▽

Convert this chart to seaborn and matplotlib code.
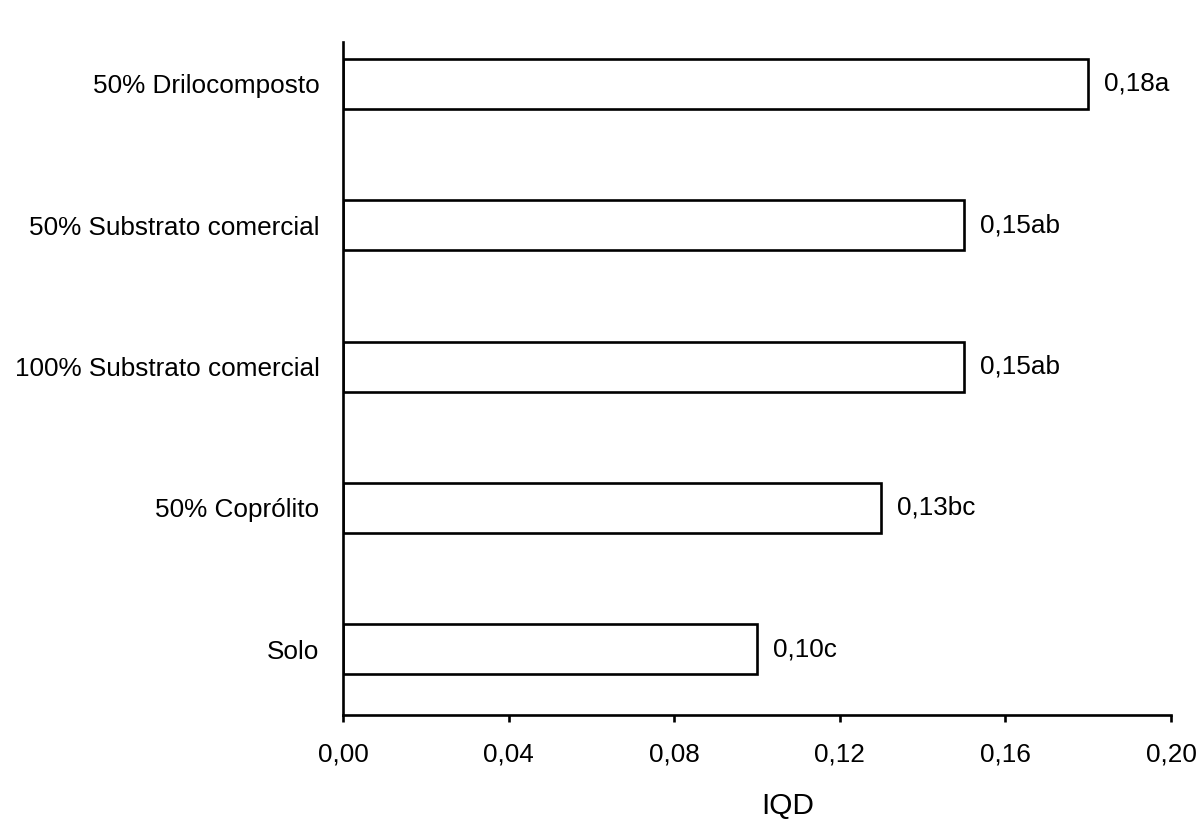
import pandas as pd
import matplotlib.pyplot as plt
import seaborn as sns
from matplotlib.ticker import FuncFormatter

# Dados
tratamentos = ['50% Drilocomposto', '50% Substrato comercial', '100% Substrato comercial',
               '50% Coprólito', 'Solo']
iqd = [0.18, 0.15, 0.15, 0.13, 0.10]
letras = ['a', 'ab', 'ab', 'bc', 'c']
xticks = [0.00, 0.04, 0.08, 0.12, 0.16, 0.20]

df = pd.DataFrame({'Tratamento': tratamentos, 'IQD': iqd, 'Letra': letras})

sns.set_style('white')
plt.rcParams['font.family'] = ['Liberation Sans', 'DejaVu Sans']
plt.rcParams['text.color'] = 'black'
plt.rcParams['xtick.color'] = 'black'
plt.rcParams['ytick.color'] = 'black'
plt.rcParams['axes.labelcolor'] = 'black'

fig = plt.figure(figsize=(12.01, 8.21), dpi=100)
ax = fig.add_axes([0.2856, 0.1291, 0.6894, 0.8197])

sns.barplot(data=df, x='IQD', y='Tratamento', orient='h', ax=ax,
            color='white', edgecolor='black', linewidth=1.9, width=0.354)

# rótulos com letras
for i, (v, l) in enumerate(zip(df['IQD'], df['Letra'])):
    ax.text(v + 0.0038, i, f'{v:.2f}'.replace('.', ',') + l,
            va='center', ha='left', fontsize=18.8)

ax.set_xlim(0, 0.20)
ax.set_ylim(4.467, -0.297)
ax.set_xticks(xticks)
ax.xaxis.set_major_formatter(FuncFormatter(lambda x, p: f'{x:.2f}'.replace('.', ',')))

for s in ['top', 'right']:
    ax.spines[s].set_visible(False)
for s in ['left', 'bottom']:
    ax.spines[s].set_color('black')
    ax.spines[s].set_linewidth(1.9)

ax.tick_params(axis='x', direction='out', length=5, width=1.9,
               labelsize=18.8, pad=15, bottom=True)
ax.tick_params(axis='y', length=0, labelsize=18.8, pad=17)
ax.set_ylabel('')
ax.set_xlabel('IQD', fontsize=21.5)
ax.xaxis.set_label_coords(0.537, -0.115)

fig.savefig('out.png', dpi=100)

△

» **DO THIS**
Reproduce the data verbatim. Do not carry any picture into the copy.

» **THE RESPONSE**
Convert this chart to seaborn and matplotlib code.
import pandas as pd
import matplotlib.pyplot as plt
import seaborn as sns
from matplotlib.ticker import FuncFormatter

# Dados
tratamentos = ['50% Drilocomposto', '50% Substrato comercial', '100% Substrato comercial',
               '50% Coprólito', 'Solo']
iqd = [0.18, 0.15, 0.15, 0.13, 0.10]
letras = ['a', 'ab', 'ab', 'bc', 'c']
xticks = [0.00, 0.04, 0.08, 0.12, 0.16, 0.20]

df = pd.DataFrame({'Tratamento': tratamentos, 'IQD': iqd, 'Letra': letras})

sns.set_style('white')
plt.rcParams['font.family'] = ['Liberation Sans', 'DejaVu Sans']
plt.rcParams['text.color'] = 'black'
plt.rcParams['xtick.color'] = 'black'
plt.rcParams['ytick.color'] = 'black'
plt.rcParams['axes.labelcolor'] = 'black'

fig = plt.figure(figsize=(12.01, 8.21), dpi=100)
ax = fig.add_axes([0.2856, 0.1291, 0.6894, 0.8197])

sns.barplot(data=df, x='IQD', y='Tratamento', orient='h', ax=ax,
            color='white', edgecolor='black', linewidth=1.9, width=0.354)

# rótulos com letras
for i, (v, l) in enumerate(zip(df['IQD'], df['Letra'])):
    ax.text(v + 0.0038, i, f'{v:.2f}'.replace('.', ',') + l,
            va='center', ha='left', fontsize=18.8)

ax.set_xlim(0, 0.20)
ax.set_ylim(4.467, -0.297)
ax.set_xticks(xticks)
ax.xaxis.set_major_formatter(FuncFormatter(lambda x, p: f'{x:.2f}'.replace('.', ',')))

for s in ['top', 'right']:
    ax.spines[s].set_visible(False)
for s in ['left', 'bottom']:
    ax.spines[s].set_color('black')
    ax.spines[s].set_linewidth(1.9)

ax.tick_params(axis='x', direction='out', length=5, width=1.9,
               labelsize=18.8, pad=15, bottom=True)
ax.tick_params(axis='y', length=0, labelsize=18.8, pad=17)
ax.set_ylabel('')
ax.set_xlabel('IQD', fontsize=21.5)
ax.xaxis.set_label_coords(0.537, -0.115)

fig.savefig('out.png', dpi=100)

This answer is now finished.